Data lines →
►

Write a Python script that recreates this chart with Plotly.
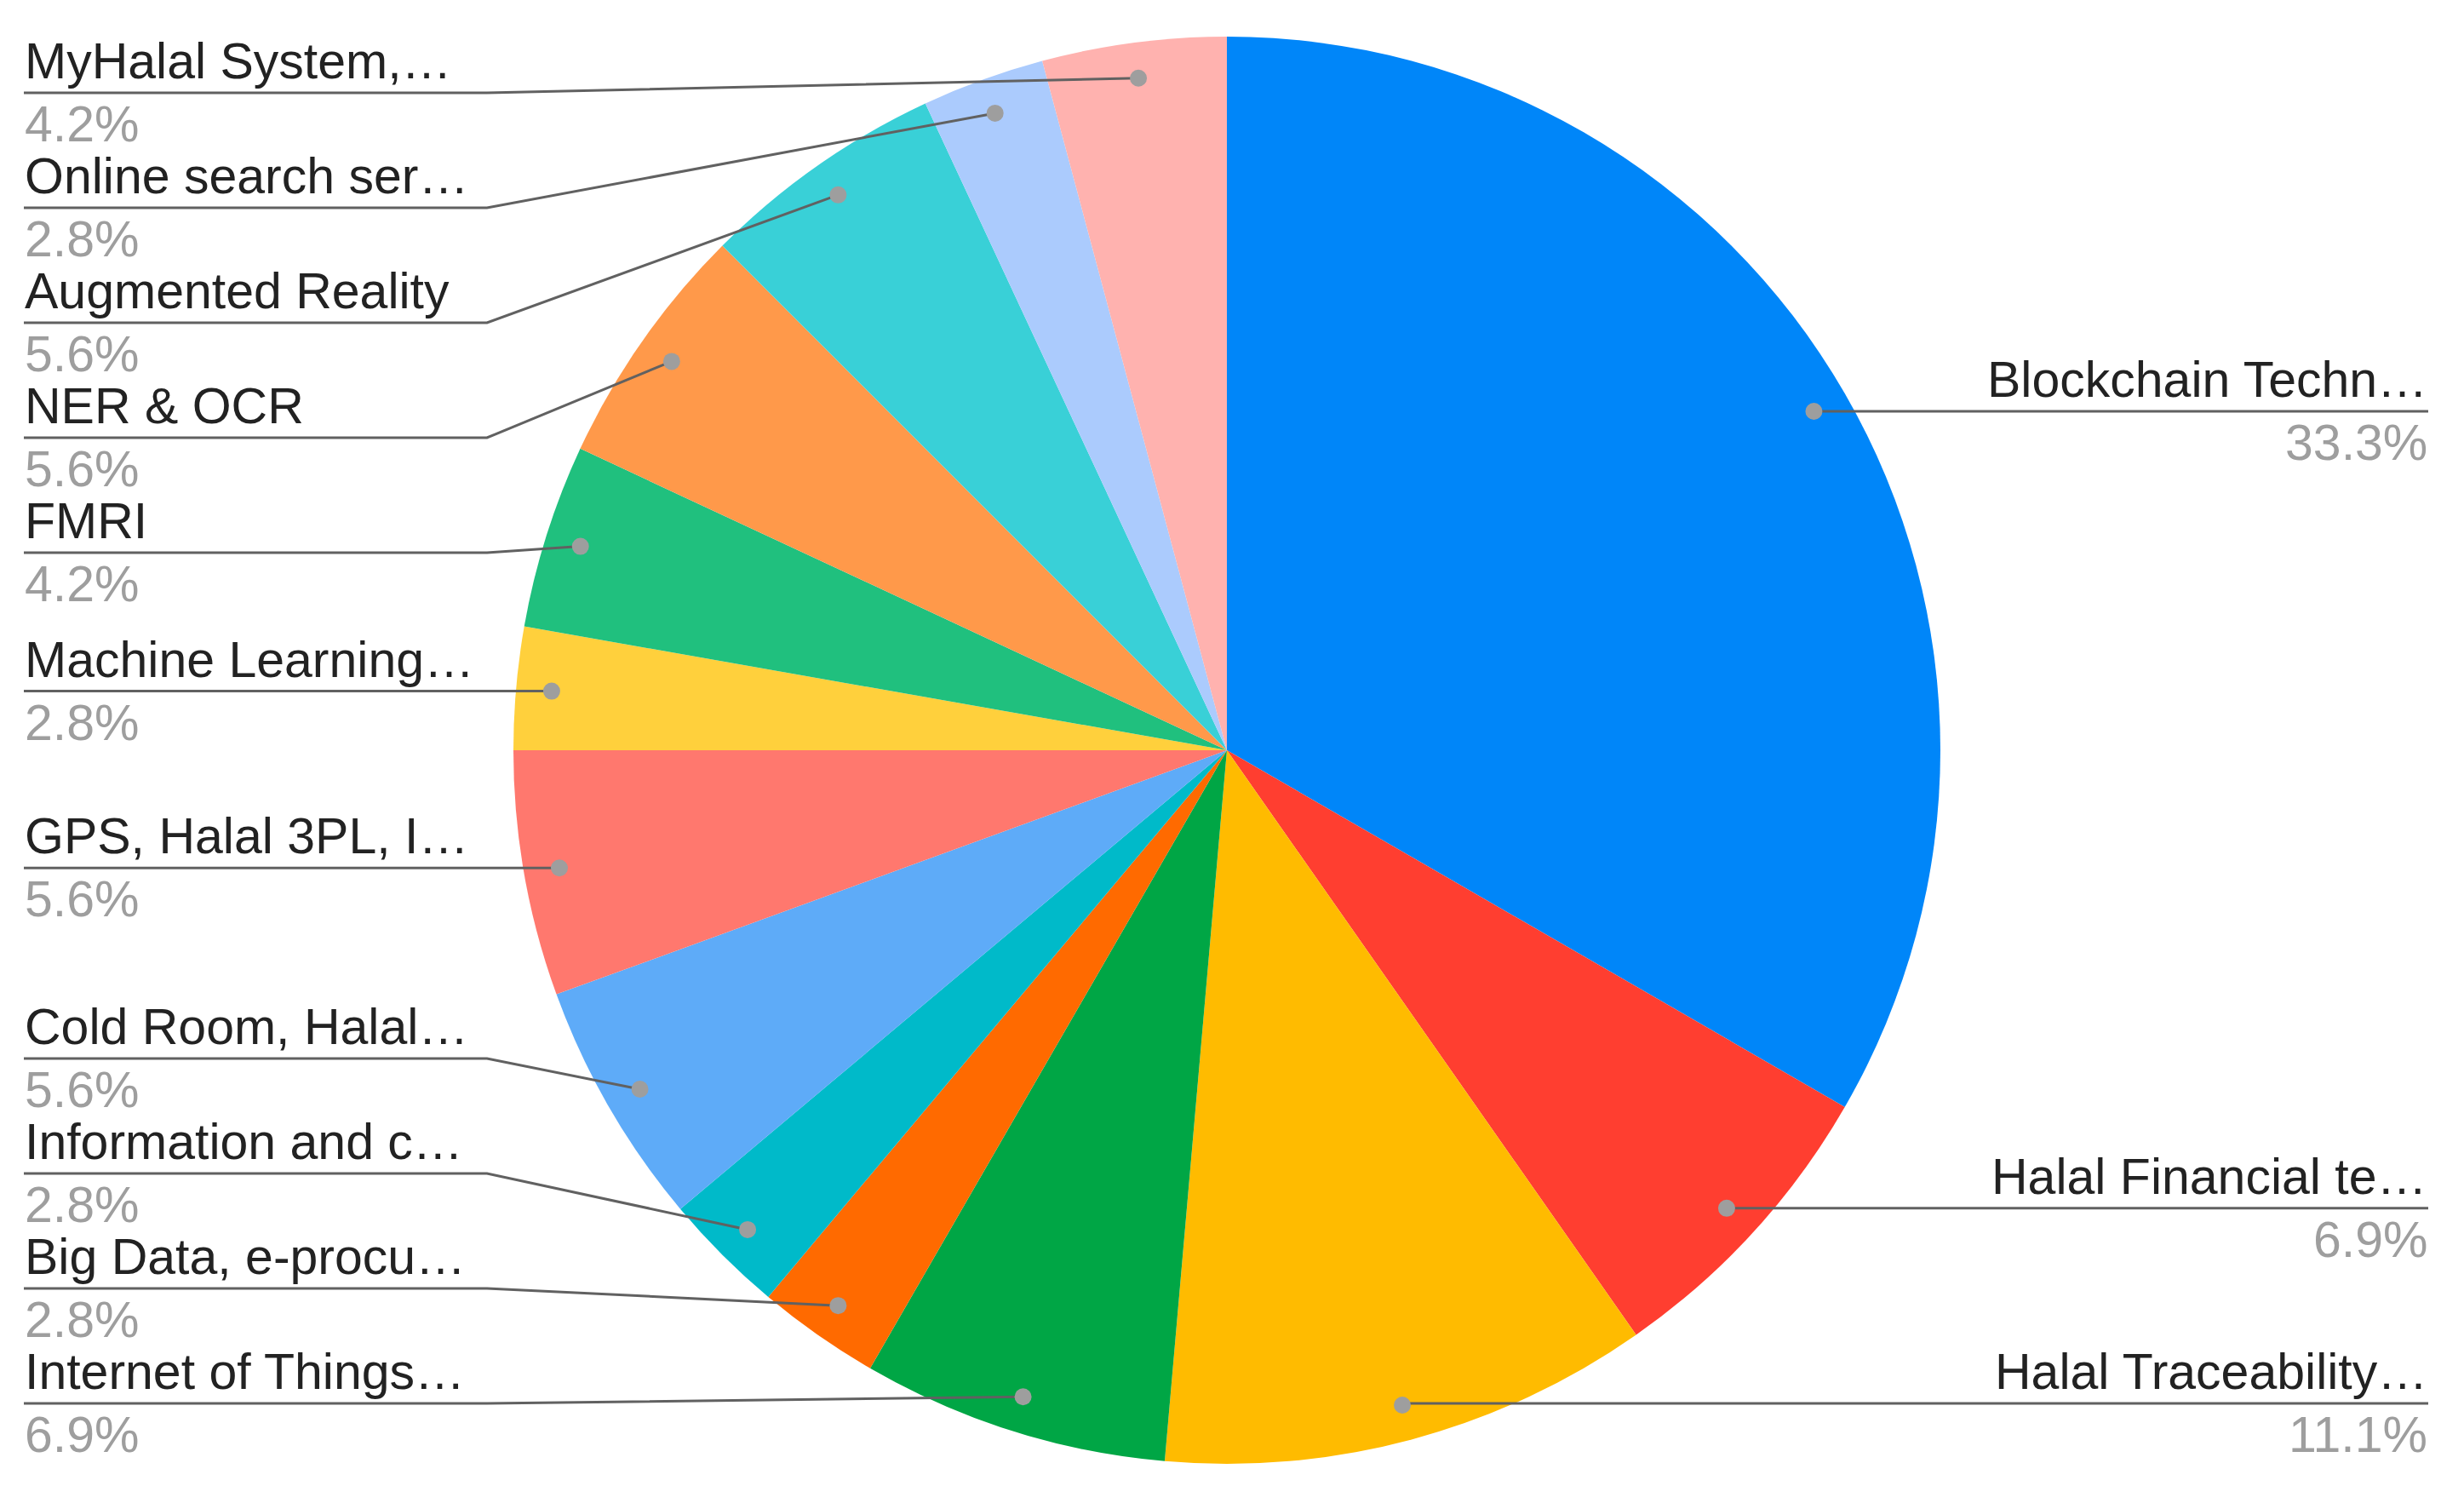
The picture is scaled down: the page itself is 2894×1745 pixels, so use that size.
import math
import plotly.graph_objects as go

# categories, clockwise from 12 o'clock
labels = [
    "Blockchain Techn…", "Halal Financial te…", "Halal Traceability…",
    "Internet of Things…", "Big Data, e-procu…", "Information and c…",
    "Cold Room, Halal…", "GPS, Halal 3PL, I…", "Machine Learning…",
    "FMRI", "NER & OCR", "Augmented Reality", "Online search ser…",
    "MyHalal System,…",
]
counts = [24, 5, 8, 5, 2, 2, 4, 4, 2, 3, 4, 4, 2, 3]
colors = [
    "#0086F9", "#FF3E30", "#FFBB00", "#00A645", "#FF6A00", "#00BAC9",
    "#5EABF8", "#FF786E", "#FFD03C", "#20C07E", "#FF994A", "#39D0D7",
    "#ABCBFD", "#FFB2AF",
]

PAGE_W, PAGE_H = 2894, 1745
OFF = 8  # default body margin of the html page
W, H = PAGE_W - 2 * OFF, PAGE_H - 2 * OFF

# layout in page pixels
cx, cy, R = 1441, 881, 838
gap = 135
left_x0, left_x1, right_x1 = 28, 572, 2852
top_y, bot_y = 109, 1648


def px(x):
    return (x - OFF) / W


def py(y):
    return 1 - (y - OFF) / H


fig = go.Figure(go.Pie(
    labels=labels, values=counts, sort=False, direction="clockwise",
    rotation=0, marker=dict(colors=colors, line=dict(width=0)),
    textinfo="none", hoverinfo="label+percent", showlegend=False,
    domain=dict(x=[px(cx - R), px(cx + R)], y=[py(cy + R), py(cy - R)]),
))

total = sum(counts)
dots = []
cum = 0
for lab, v in zip(labels, counts):
    mid = (cum + v / 2) / total * 2 * math.pi
    cum += v
    dx = cx + 0.95 * R * math.sin(mid)
    dy = cy - 0.95 * R * math.cos(mid)
    pct = f"{100 * v / total:.1f}%"
    dots.append(dict(label=lab, pct=pct, x=dx, y=dy, side="right" if dx > cx else "left"))


def spread(items):
    items.sort(key=lambda d: d["y"])
    ys = [d["y"] for d in items]
    for i in range(len(ys)):
        lo = top_y if i == 0 else ys[i - 1] + gap
        ys[i] = max(ys[i], lo)
    for i in range(len(ys) - 1, -1, -1):
        hi = bot_y if i == len(ys) - 1 else ys[i + 1] - gap
        ys[i] = min(ys[i], hi)
    for d, y in zip(items, ys):
        d["ly"] = y


left = [d for d in dots if d["side"] == "left"]
right = [d for d in dots if d["side"] == "right"]
spread(left)
spread(right)

shapes, annotations = [], []
line_col = "#616161"
for d in left + right:
    if d["side"] == "left":
        path = f"M {px(left_x0)} {py(d['ly'])} L {px(left_x1)} {py(d['ly'])} L {px(d['x'])} {py(d['y'])}"
        tx, anchor = left_x0, "left"
    else:
        path = f"M {px(d['x'])} {py(d['ly'])} L {px(right_x1)} {py(d['ly'])}"
        tx, anchor = right_x1, "right"
    shapes.append(dict(type="path", path=path, xref="paper", yref="paper",
                       line=dict(color=line_col, width=3)))
    rr = 10
    shapes.append(dict(type="circle", xref="paper", yref="paper",
                       x0=px(d["x"] - rr), x1=px(d["x"] + rr),
                       y0=py(d["y"] + rr), y1=py(d["y"] - rr),
                       fillcolor="#9E9E9E", line=dict(width=0)))
    annotations.append(dict(text=d["label"], x=px(tx), y=py(d["ly"] - 3),
                            xref="paper", yref="paper", xanchor=anchor, yanchor="bottom",
                            showarrow=False, borderpad=0,
                            font=dict(size=59, color="#222222")))
    annotations.append(dict(text=d["pct"], x=px(tx), y=py(d["ly"] + 3),
                            xref="paper", yref="paper", xanchor=anchor, yanchor="top",
                            showarrow=False, borderpad=0,
                            font=dict(size=59, color="#9E9E9E")))

fig.update_layout(
    width=W, height=H, margin=dict(l=0, r=0, t=0, b=0),
    paper_bgcolor="white", plot_bgcolor="white",
    font=dict(family="Liberation Sans, Arial, sans-serif"),
    shapes=shapes, annotations=annotations,
)
fig.write_html("out.html")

◄

Description of the task → Reproduce the listing above exactly, excluding all pictures.

Exercise result →
Write a Python script that recreates this chart with Plotly.
The picture is scaled down: the page itself is 2894×1745 pixels, so use that size.
import math
import plotly.graph_objects as go

# categories, clockwise from 12 o'clock
labels = [
    "Blockchain Techn…", "Halal Financial te…", "Halal Traceability…",
    "Internet of Things…", "Big Data, e-procu…", "Information and c…",
    "Cold Room, Halal…", "GPS, Halal 3PL, I…", "Machine Learning…",
    "FMRI", "NER & OCR", "Augmented Reality", "Online search ser…",
    "MyHalal System,…",
]
counts = [24, 5, 8, 5, 2, 2, 4, 4, 2, 3, 4, 4, 2, 3]
colors = [
    "#0086F9", "#FF3E30", "#FFBB00", "#00A645", "#FF6A00", "#00BAC9",
    "#5EABF8", "#FF786E", "#FFD03C", "#20C07E", "#FF994A", "#39D0D7",
    "#ABCBFD", "#FFB2AF",
]

PAGE_W, PAGE_H = 2894, 1745
OFF = 8  # default body margin of the html page
W, H = PAGE_W - 2 * OFF, PAGE_H - 2 * OFF

# layout in page pixels
cx, cy, R = 1441, 881, 838
gap = 135
left_x0, left_x1, right_x1 = 28, 572, 2852
top_y, bot_y = 109, 1648


def px(x):
    return (x - OFF) / W


def py(y):
    return 1 - (y - OFF) / H


fig = go.Figure(go.Pie(
    labels=labels, values=counts, sort=False, direction="clockwise",
    rotation=0, marker=dict(colors=colors, line=dict(width=0)),
    textinfo="none", hoverinfo="label+percent", showlegend=False,
    domain=dict(x=[px(cx - R), px(cx + R)], y=[py(cy + R), py(cy - R)]),
))

total = sum(counts)
dots = []
cum = 0
for lab, v in zip(labels, counts):
    mid = (cum + v / 2) / total * 2 * math.pi
    cum += v
    dx = cx + 0.95 * R * math.sin(mid)
    dy = cy - 0.95 * R * math.cos(mid)
    pct = f"{100 * v / total:.1f}%"
    dots.append(dict(label=lab, pct=pct, x=dx, y=dy, side="right" if dx > cx else "left"))


def spread(items):
    items.sort(key=lambda d: d["y"])
    ys = [d["y"] for d in items]
    for i in range(len(ys)):
        lo = top_y if i == 0 else ys[i - 1] + gap
        ys[i] = max(ys[i], lo)
    for i in range(len(ys) - 1, -1, -1):
        hi = bot_y if i == len(ys) - 1 else ys[i + 1] - gap
        ys[i] = min(ys[i], hi)
    for d, y in zip(items, ys):
        d["ly"] = y


left = [d for d in dots if d["side"] == "left"]
right = [d for d in dots if d["side"] == "right"]
spread(left)
spread(right)

shapes, annotations = [], []
line_col = "#616161"
for d in left + right:
    if d["side"] == "left":
        path = f"M {px(left_x0)} {py(d['ly'])} L {px(left_x1)} {py(d['ly'])} L {px(d['x'])} {py(d['y'])}"
        tx, anchor = left_x0, "left"
    else:
        path = f"M {px(d['x'])} {py(d['ly'])} L {px(right_x1)} {py(d['ly'])}"
        tx, anchor = right_x1, "right"
    shapes.append(dict(type="path", path=path, xref="paper", yref="paper",
                       line=dict(color=line_col, width=3)))
    rr = 10
    shapes.append(dict(type="circle", xref="paper", yref="paper",
                       x0=px(d["x"] - rr), x1=px(d["x"] + rr),
                       y0=py(d["y"] + rr), y1=py(d["y"] - rr),
                       fillcolor="#9E9E9E", line=dict(width=0)))
    annotations.append(dict(text=d["label"], x=px(tx), y=py(d["ly"] - 3),
                            xref="paper", yref="paper", xanchor=anchor, yanchor="bottom",
                            showarrow=False, borderpad=0,
                            font=dict(size=59, color="#222222")))
    annotations.append(dict(text=d["pct"], x=px(tx), y=py(d["ly"] + 3),
                            xref="paper", yref="paper", xanchor=anchor, yanchor="top",
                            showarrow=False, borderpad=0,
                            font=dict(size=59, color="#9E9E9E")))

fig.update_layout(
    width=W, height=H, margin=dict(l=0, r=0, t=0, b=0),
    paper_bgcolor="white", plot_bgcolor="white",
    font=dict(family="Liberation Sans, Arial, sans-serif"),
    shapes=shapes, annotations=annotations,
)
fig.write_html("out.html")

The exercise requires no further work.